SET TASK: What is the number of lines holding the word "this"? Write that number and nothing else.

───── STORED ROWS

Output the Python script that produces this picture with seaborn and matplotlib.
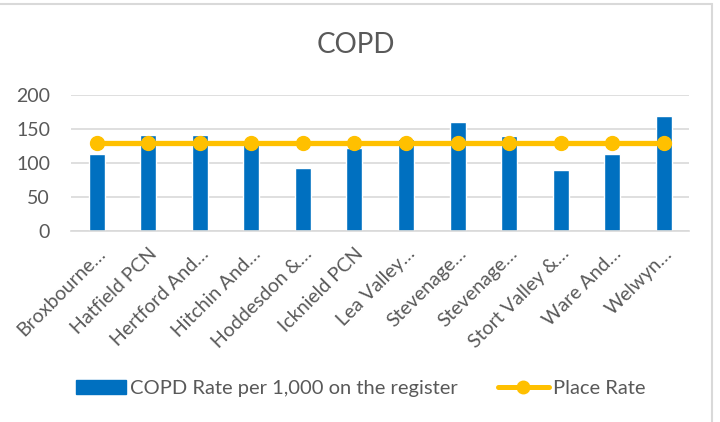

──────────
───── STORED ROWS

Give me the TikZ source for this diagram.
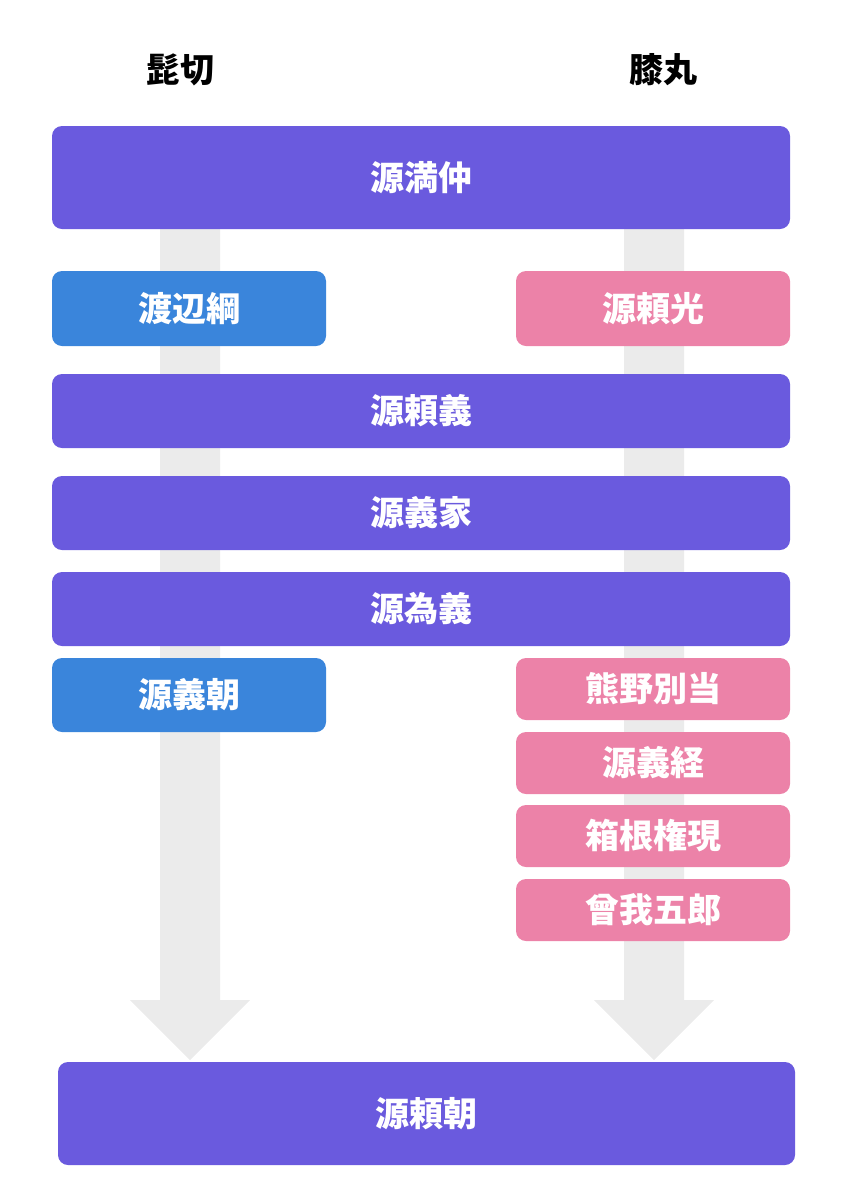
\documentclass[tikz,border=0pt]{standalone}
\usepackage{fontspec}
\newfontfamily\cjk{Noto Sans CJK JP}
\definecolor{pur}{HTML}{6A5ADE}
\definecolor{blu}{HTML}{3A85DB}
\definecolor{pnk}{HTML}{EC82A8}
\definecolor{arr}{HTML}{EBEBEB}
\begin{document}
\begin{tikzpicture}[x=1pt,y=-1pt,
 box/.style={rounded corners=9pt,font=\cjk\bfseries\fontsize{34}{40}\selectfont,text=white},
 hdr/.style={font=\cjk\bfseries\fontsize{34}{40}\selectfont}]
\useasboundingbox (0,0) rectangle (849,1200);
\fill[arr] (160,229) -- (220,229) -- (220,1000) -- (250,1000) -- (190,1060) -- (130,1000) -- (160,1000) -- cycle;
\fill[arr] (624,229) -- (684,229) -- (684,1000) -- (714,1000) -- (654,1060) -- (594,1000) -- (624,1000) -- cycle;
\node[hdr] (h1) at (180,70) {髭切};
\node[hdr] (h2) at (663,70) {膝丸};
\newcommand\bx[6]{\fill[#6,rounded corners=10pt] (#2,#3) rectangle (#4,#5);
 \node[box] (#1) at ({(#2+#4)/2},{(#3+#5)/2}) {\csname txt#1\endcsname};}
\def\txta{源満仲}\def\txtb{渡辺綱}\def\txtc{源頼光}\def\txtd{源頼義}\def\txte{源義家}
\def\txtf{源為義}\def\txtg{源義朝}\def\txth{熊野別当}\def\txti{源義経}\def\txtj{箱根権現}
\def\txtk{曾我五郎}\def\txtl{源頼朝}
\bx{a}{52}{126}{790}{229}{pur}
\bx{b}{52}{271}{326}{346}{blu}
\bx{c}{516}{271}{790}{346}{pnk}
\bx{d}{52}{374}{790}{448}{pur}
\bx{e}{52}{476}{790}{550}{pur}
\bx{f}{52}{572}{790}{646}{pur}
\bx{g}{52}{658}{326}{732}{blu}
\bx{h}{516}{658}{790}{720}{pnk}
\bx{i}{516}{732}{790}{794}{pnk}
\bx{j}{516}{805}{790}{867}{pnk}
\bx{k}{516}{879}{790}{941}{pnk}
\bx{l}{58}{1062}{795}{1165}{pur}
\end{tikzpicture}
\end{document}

──────────

REPLY TO THE TASK: 2